How Replacements.com built a better (and less expensive) mousetrap
Presenting 1.3 million SKUs online is difficult enough—but when 90% of it is long-tail inventory that might remain dormant for years until a customer request comes in, the economics of product display are even more challenging. Throw in a corporate mandate of frugal spending, and you have the situation Replacements Ltd. found itself in–and found a way out of.
The primary business of Replacements and its web site, Replacements.com, is replacing and filling in the missing pieces in consumers` china, silver flatware and crystal collections. The fragile inventory must be handled by hand rather than automated systems, which is why about half of the company’s 500-plus employees work in its warehouse. So about 50% of Replacements’ budget is devoted to its operations area where that manpower function resides; a given at annual budget time.
Given heavy demands on the budget by operations, Replacements has to be creative with what’s left in order to get everything done. And that’s sparked some original thinking that might not otherwise have surfaced, according to vice president of e-commerce Jack Whitley. For example, about 10% of the million-plus SKUs it offers is popular and sells regularly. Much of the other 90%, including a large number of discontinued patterns, is long-tail inventory that sells far less frequently.
That’s not to say shoppers don’t want to look at it online. Replacements now serves about 25 million pages and gets well over 2.5 million visitors per month. With a high look-to-book ratio on the larger part of its inventory, presenting photos of the entire catalog online was prohibitively expensive as traffic scaled up. “So we’ve always looked for the way to do that technically in the most cost-effective way. It has to support itself,” says Whitley.

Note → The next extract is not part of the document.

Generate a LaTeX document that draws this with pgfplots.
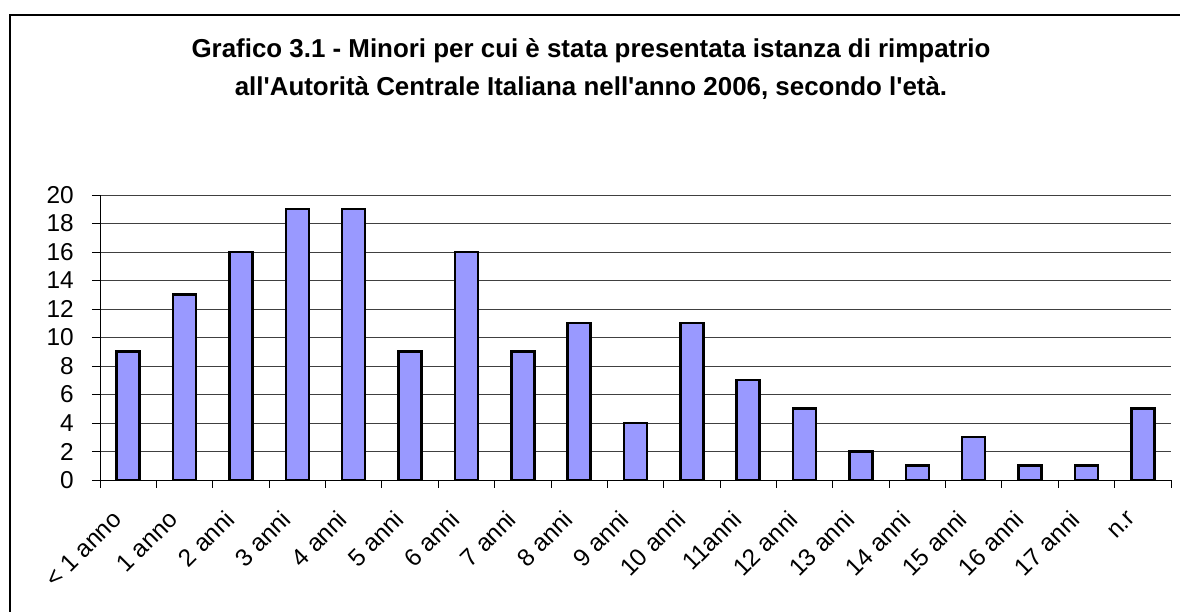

To resolve that issue affordably, Replacements found a way to tap the same internal database its call center agents use to create product pages for the web site. Some 300,000 inventory pages are drawn out of the internal database in a batched process each night, providing a near real-time inventory display for the web site. “We didn’t have to invest millions in infrastructure to host the application servers needed for 2.5 million visitors a month,” Whitley says.